Phil aprende também a ser menos egocêntrico e mais solidário. Assim, pela última vez, passa a fazer algo que qualquer pessoa decente em sua situação faria: salvar e ajudar quem pode. Seja um idoso que falece naquele dia, o garoto que caí da árvore, velhinhas que tem o pneu do carro furado ou um homem engasgado no jantar. A gratidão de todos e a mudança de comportamento fazem com que a Rita perceba um Phil verdadeiro com o qual ela realmente quer ficar. E então o destino se encarrega de enfim não o deixar acordar sozinho às seis da manhã.
Apesar dos acertos do roteiro e da montagem, a naturalidade expressa em todos esses estágios pelos quais o personagem passou não seria devidamente mostrada não fosse a excelente atuação do Bill Murray. O ator soube explicitar a reação emocional do Phil a cada situação como uma adição a personalidade inicial do personagem.
E até mesmo no final, quando o jornalista que conhecemos no início da história já é uma pessoa muito distante do Phil que está diante de nossos olhos, essa transformação soa verdadeira. Além do roteiro fazer essa mudança gradual parecer autêntica, o Bill Murray através de sutis mudanças de entonação e expressões faciais faz com que inconscientemente percebamos a gradual evolução de seu personagem.
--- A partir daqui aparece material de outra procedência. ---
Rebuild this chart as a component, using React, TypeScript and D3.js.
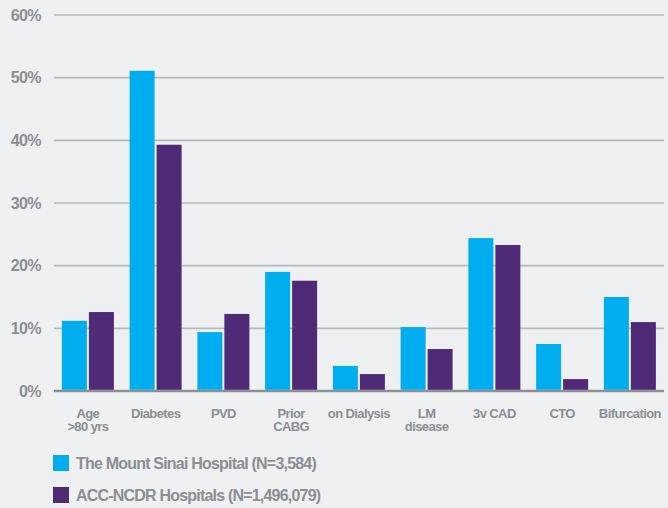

Quem assiste hoje a esse clássico de 1993 continua sendo alcançado em um nível pessoal. Isso porque o filme é muito claro em lhe dizer que a vida pode até ser rotineira ou previsível, mas com aprendizados que tornam os dias diferentes. Nos diz que é possível viver momentos distintos dentro de uma rotina simplesmente buscando ser alguém melhor. Alerta para como você anda agindo, porque o destino pode não querer lhe ajudar a merecer a pessoa que você quer ter ao seu lado. E mostra que percepções mudam, ao ponto de um lugar desprezado virar onde você quer passar o resto de sua vida, a partir do momento em que se dispõe a ouvir verdadeiramente as pessoas.